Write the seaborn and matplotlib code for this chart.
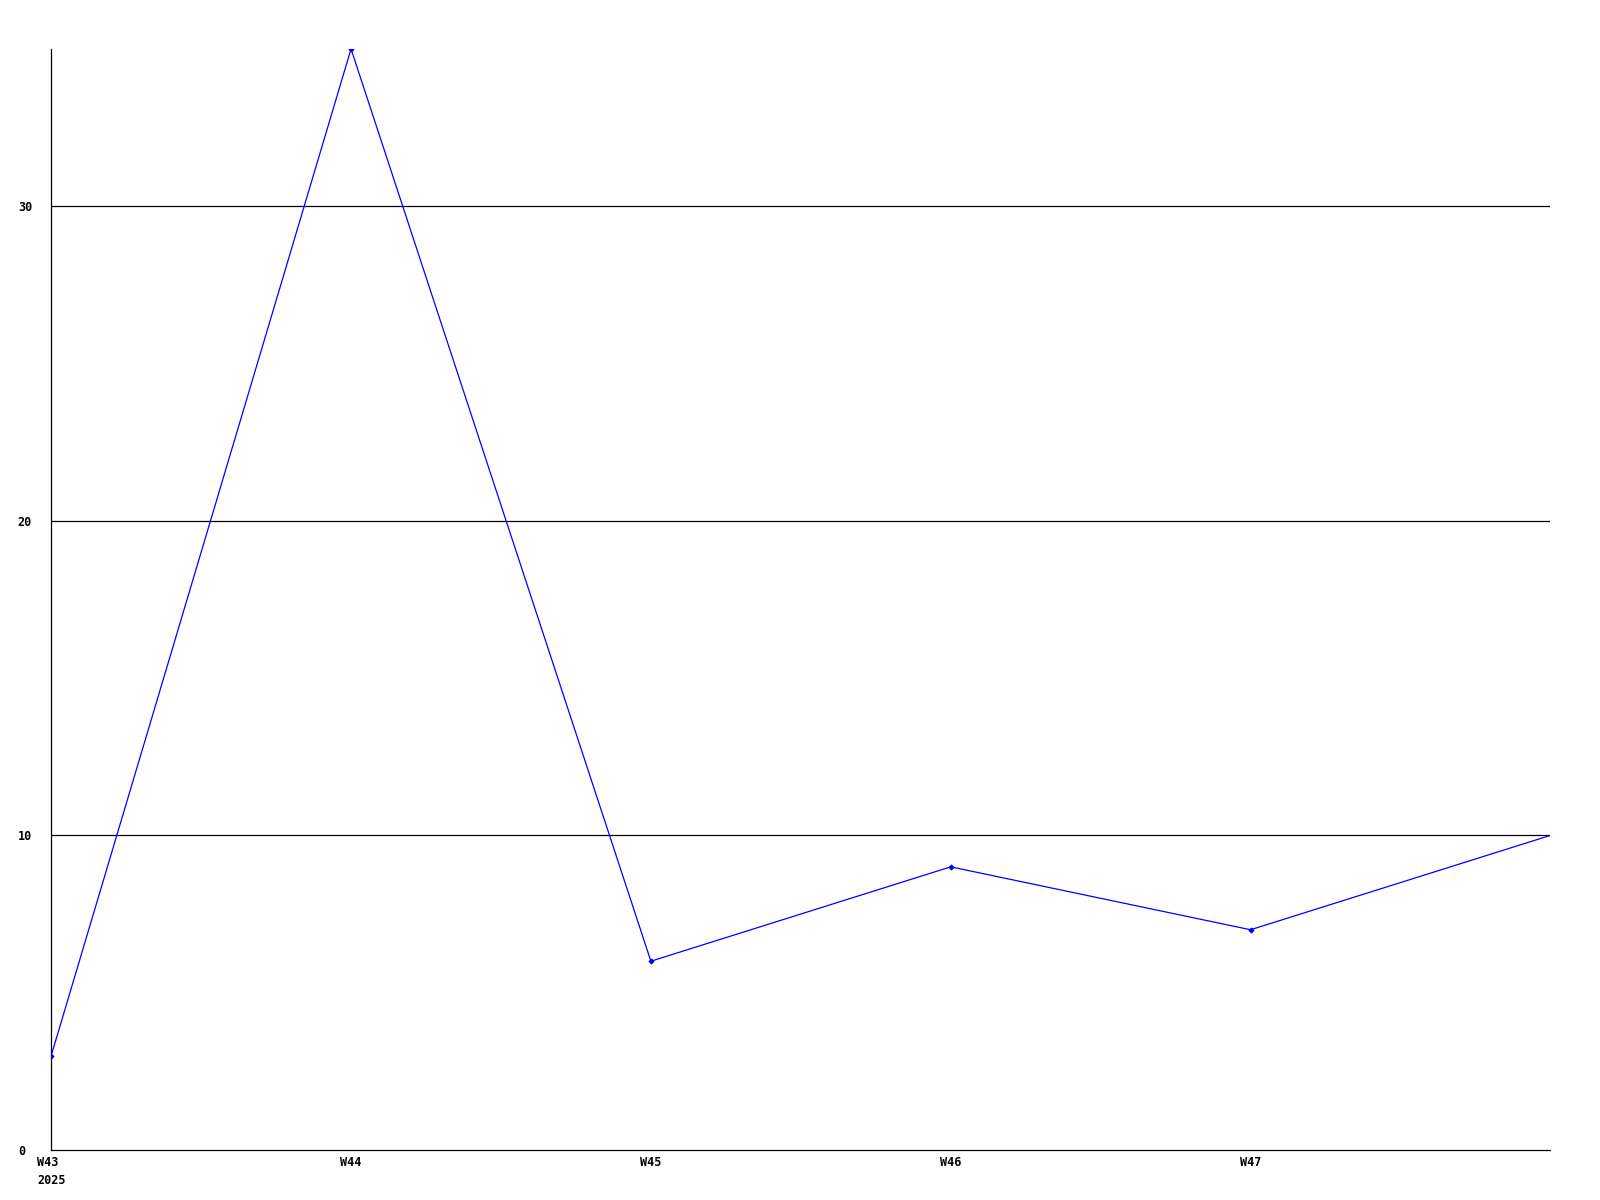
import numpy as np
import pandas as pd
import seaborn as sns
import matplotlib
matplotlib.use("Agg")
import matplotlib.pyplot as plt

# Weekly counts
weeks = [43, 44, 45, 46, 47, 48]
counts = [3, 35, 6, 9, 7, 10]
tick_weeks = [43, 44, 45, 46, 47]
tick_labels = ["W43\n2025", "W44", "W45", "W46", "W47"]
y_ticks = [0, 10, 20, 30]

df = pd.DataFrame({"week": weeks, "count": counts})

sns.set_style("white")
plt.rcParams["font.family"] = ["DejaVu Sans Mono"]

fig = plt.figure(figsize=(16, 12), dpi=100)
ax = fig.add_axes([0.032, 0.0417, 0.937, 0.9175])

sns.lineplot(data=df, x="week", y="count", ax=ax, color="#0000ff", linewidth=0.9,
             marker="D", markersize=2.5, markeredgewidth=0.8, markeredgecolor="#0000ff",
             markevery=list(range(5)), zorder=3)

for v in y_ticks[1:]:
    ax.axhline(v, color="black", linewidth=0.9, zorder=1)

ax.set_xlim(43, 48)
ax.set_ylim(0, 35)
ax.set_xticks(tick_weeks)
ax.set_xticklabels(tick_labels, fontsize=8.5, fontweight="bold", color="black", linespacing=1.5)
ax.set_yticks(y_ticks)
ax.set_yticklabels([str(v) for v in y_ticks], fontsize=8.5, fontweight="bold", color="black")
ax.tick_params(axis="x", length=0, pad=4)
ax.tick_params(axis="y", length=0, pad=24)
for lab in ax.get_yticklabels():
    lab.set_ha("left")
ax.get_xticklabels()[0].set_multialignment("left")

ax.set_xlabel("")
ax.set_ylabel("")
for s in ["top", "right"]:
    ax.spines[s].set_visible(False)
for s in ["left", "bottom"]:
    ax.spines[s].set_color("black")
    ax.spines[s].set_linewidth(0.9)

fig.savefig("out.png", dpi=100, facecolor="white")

────────

** Written instruction **
Copy the listing in full and without alteration, omitting every picture.

** Output of the exercise **
Write the seaborn and matplotlib code for this chart.
import numpy as np
import pandas as pd
import seaborn as sns
import matplotlib
matplotlib.use("Agg")
import matplotlib.pyplot as plt

# Weekly counts
weeks = [43, 44, 45, 46, 47, 48]
counts = [3, 35, 6, 9, 7, 10]
tick_weeks = [43, 44, 45, 46, 47]
tick_labels = ["W43\n2025", "W44", "W45", "W46", "W47"]
y_ticks = [0, 10, 20, 30]

df = pd.DataFrame({"week": weeks, "count": counts})

sns.set_style("white")
plt.rcParams["font.family"] = ["DejaVu Sans Mono"]

fig = plt.figure(figsize=(16, 12), dpi=100)
ax = fig.add_axes([0.032, 0.0417, 0.937, 0.9175])

sns.lineplot(data=df, x="week", y="count", ax=ax, color="#0000ff", linewidth=0.9,
             marker="D", markersize=2.5, markeredgewidth=0.8, markeredgecolor="#0000ff",
             markevery=list(range(5)), zorder=3)

for v in y_ticks[1:]:
    ax.axhline(v, color="black", linewidth=0.9, zorder=1)

ax.set_xlim(43, 48)
ax.set_ylim(0, 35)
ax.set_xticks(tick_weeks)
ax.set_xticklabels(tick_labels, fontsize=8.5, fontweight="bold", color="black", linespacing=1.5)
ax.set_yticks(y_ticks)
ax.set_yticklabels([str(v) for v in y_ticks], fontsize=8.5, fontweight="bold", color="black")
ax.tick_params(axis="x", length=0, pad=4)
ax.tick_params(axis="y", length=0, pad=24)
for lab in ax.get_yticklabels():
    lab.set_ha("left")
ax.get_xticklabels()[0].set_multialignment("left")

ax.set_xlabel("")
ax.set_ylabel("")
for s in ["top", "right"]:
    ax.spines[s].set_visible(False)
for s in ["left", "bottom"]:
    ax.spines[s].set_color("black")
    ax.spines[s].set_linewidth(0.9)

fig.savefig("out.png", dpi=100, facecolor="white")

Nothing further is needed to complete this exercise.